▸ **Your task**: Shown below is a listing with pictures; reproduce exactly, and only, the lines between the ones containing "Reproduce this chart with matplotlib." and "ax = fig.add_axes([0.126, 0.065, 0.863, 0.765])", inclusive, leaving the pictures out.

------------------------------------------------

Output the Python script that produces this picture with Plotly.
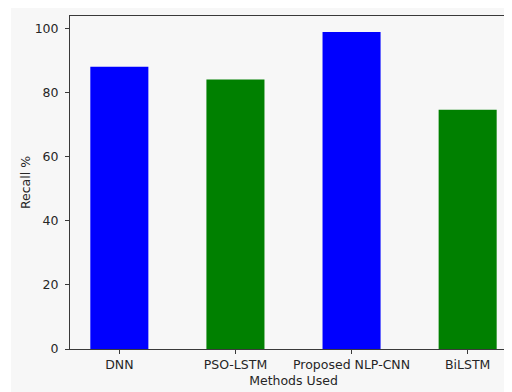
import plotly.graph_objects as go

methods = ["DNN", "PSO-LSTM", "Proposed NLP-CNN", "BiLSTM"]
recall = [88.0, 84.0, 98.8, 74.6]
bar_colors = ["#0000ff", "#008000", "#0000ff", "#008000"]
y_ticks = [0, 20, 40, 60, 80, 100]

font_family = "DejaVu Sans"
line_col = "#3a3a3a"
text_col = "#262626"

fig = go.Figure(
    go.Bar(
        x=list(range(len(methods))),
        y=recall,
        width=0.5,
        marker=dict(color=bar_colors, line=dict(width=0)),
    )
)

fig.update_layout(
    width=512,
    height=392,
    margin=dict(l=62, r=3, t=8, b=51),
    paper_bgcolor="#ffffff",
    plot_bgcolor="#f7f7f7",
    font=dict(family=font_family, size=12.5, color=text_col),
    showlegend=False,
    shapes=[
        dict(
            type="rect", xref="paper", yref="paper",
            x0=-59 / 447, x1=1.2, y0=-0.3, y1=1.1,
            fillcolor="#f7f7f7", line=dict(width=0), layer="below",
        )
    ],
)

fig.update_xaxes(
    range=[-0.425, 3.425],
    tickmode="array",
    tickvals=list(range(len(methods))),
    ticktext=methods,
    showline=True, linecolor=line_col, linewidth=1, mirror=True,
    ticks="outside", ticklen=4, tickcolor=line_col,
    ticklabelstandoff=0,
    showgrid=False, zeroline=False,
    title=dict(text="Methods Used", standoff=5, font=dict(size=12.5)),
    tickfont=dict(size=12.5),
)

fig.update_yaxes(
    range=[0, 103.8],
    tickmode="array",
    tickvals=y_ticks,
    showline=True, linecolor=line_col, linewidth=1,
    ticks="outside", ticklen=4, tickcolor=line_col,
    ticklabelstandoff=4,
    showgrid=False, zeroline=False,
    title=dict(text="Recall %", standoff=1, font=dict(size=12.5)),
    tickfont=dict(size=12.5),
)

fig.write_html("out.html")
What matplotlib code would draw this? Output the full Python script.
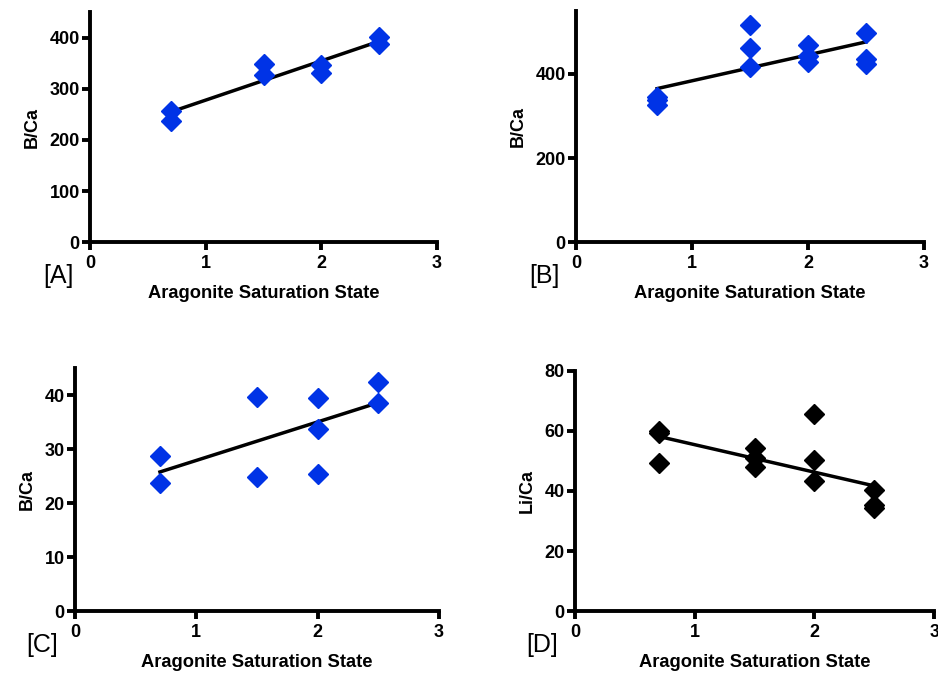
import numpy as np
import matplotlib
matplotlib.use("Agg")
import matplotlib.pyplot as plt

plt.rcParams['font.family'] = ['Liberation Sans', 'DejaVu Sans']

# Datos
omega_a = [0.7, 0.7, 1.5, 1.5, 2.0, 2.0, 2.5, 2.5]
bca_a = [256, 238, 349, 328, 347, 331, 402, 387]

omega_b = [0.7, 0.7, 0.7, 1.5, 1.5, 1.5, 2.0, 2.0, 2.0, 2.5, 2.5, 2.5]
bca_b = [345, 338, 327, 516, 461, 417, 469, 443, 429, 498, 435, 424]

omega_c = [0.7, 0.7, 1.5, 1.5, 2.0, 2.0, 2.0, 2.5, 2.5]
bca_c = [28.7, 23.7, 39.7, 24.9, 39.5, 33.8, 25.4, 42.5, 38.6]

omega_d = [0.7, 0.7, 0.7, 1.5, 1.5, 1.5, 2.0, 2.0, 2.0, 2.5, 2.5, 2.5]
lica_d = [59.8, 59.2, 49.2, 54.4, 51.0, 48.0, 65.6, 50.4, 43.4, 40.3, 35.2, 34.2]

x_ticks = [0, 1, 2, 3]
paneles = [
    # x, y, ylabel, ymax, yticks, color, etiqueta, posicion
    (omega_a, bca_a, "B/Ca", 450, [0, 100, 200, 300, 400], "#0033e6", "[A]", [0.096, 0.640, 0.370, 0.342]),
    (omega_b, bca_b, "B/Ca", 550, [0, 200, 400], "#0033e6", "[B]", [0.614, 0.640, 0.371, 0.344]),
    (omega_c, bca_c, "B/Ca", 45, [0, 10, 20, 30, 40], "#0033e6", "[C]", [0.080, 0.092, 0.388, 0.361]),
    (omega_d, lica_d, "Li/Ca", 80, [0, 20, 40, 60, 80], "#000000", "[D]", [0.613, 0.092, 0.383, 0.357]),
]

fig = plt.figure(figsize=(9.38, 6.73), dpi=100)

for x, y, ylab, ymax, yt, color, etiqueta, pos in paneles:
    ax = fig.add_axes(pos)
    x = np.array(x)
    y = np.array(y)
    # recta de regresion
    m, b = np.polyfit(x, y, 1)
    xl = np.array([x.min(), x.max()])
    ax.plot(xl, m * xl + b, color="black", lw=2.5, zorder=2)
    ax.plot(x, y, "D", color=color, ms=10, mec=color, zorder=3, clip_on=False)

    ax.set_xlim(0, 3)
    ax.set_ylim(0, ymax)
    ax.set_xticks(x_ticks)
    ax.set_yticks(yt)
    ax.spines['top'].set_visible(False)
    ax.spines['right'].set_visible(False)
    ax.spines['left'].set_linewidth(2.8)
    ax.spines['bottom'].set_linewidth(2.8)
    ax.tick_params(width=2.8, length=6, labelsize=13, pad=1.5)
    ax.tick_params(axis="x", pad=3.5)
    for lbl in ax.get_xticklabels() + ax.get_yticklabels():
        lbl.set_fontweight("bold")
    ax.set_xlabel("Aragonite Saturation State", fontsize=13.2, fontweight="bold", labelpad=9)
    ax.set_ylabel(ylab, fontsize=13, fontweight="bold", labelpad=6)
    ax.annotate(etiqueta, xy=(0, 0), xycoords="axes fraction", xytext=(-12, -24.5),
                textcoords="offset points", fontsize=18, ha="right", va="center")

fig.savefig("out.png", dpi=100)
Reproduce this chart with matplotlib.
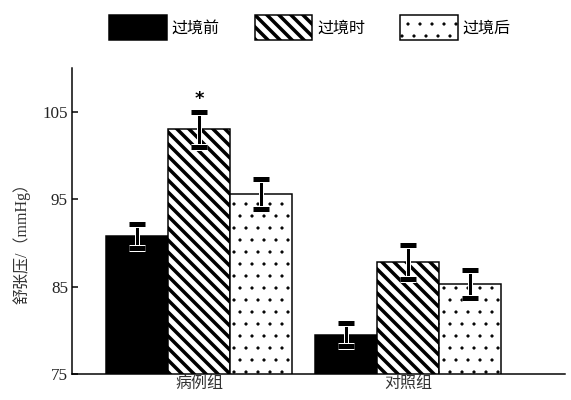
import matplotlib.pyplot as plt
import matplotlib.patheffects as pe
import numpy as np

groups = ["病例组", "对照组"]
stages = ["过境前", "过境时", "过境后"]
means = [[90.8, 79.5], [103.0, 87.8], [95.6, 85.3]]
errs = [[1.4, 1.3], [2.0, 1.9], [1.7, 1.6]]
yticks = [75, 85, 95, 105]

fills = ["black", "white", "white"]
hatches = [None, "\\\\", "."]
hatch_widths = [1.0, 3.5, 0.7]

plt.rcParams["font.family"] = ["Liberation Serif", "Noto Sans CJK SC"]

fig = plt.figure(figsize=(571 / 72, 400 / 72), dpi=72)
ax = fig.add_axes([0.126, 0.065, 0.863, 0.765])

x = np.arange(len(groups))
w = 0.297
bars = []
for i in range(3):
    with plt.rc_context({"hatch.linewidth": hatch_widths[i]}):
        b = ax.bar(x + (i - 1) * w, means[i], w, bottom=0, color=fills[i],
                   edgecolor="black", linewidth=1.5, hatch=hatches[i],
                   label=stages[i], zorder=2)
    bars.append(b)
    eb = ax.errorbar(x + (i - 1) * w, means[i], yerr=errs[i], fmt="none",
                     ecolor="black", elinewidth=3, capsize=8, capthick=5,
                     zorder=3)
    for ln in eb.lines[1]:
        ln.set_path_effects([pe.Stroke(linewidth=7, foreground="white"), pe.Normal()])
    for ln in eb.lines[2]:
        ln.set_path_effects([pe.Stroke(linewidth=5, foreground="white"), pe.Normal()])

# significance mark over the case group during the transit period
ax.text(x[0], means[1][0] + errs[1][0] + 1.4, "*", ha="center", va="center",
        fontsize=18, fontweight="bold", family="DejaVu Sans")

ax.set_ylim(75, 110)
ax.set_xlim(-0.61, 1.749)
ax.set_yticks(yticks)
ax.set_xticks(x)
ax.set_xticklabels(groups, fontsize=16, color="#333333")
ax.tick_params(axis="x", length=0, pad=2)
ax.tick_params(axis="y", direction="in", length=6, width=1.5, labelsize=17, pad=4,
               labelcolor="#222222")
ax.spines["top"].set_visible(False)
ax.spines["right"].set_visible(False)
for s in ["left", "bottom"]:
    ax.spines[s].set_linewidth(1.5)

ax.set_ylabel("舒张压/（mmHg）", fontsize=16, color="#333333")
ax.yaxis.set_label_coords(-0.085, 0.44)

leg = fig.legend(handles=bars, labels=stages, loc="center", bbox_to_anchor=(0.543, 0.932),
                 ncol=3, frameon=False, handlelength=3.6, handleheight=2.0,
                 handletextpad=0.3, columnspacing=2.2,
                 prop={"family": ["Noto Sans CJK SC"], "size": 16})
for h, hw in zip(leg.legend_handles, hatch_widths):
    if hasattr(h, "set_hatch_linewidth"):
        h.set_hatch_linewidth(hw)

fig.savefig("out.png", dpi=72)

------------------------------------------------

▸ **Result**:
Reproduce this chart with matplotlib.
import matplotlib.pyplot as plt
import matplotlib.patheffects as pe
import numpy as np

groups = ["病例组", "对照组"]
stages = ["过境前", "过境时", "过境后"]
means = [[90.8, 79.5], [103.0, 87.8], [95.6, 85.3]]
errs = [[1.4, 1.3], [2.0, 1.9], [1.7, 1.6]]
yticks = [75, 85, 95, 105]

fills = ["black", "white", "white"]
hatches = [None, "\\\\", "."]
hatch_widths = [1.0, 3.5, 0.7]

plt.rcParams["font.family"] = ["Liberation Serif", "Noto Sans CJK SC"]

fig = plt.figure(figsize=(571 / 72, 400 / 72), dpi=72)
ax = fig.add_axes([0.126, 0.065, 0.863, 0.765])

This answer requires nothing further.